The rollout positions Corendon alongside larger network carriers that have long invested in airport automation, marking a meaningful step for a leisure-focused airline whose passengers have historically skewed towards more assisted, package-holiday-style service models.
Why it matters
Airport check-in sits at a critical juncture in the customer journey — it is often the first physical brand interaction after booking, and the emotional tone it sets carries forward into the flight experience itself. When that moment is characterised by queuing, uncertainty or dependence on overstretched staff, it activates what behavioural economists call anticipated regret and loss aversion: passengers arrive anxious rather than excited. Self-service kiosks, when well designed, can restore a sense of control and agency — two of the strongest drivers of perceived service quality.

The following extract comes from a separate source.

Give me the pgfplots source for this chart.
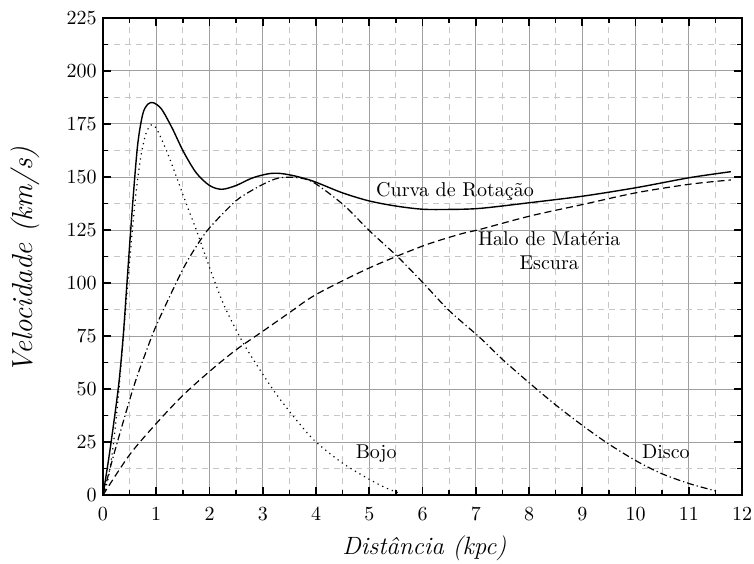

For service designers, the deeper question is not whether to automate but how. Kiosks that are intuitive, fast and failure-tolerant can genuinely elevate satisfaction; those that are poorly located, confusingly labelled or prone to errors simply displace frustration from the queue to the machine. Corendon's willingness to invest here reflects a growing recognition across the aviation sector that operational efficiency and customer experience are not trade-offs — they are the same objective viewed from different angles.
The Renascence take
Most commentary on airport kiosk rollouts focuses on cost savings and throughput metrics. That framing misses the more consequential design challenge: kiosks do not eliminate the human moment, they relocate it. Staff freed from repetitive check-in tasks must be redeployed thoughtfully — as problem-solvers, emotional anchors and brand ambassadors — otherwise the efficiency gain evaporates the moment anything goes wrong.
The airlines that will win on experience are not those that automate the most, but those that automate the right things and redeploy human attention where it creates disproportionate value. For a leisure carrier like Corendon, whose customers are often travelling as families or first-time flyers, the kiosk is only as good as the empowered staff member standing nearby. Operators should resist the temptation to read falling counter queues as a signal to reduce headcount; instead, treat it as an opportunity to shift those colleagues into higher-empathy, higher-impact roles. That is the behavioural design principle most transformation programmes quietly ignore.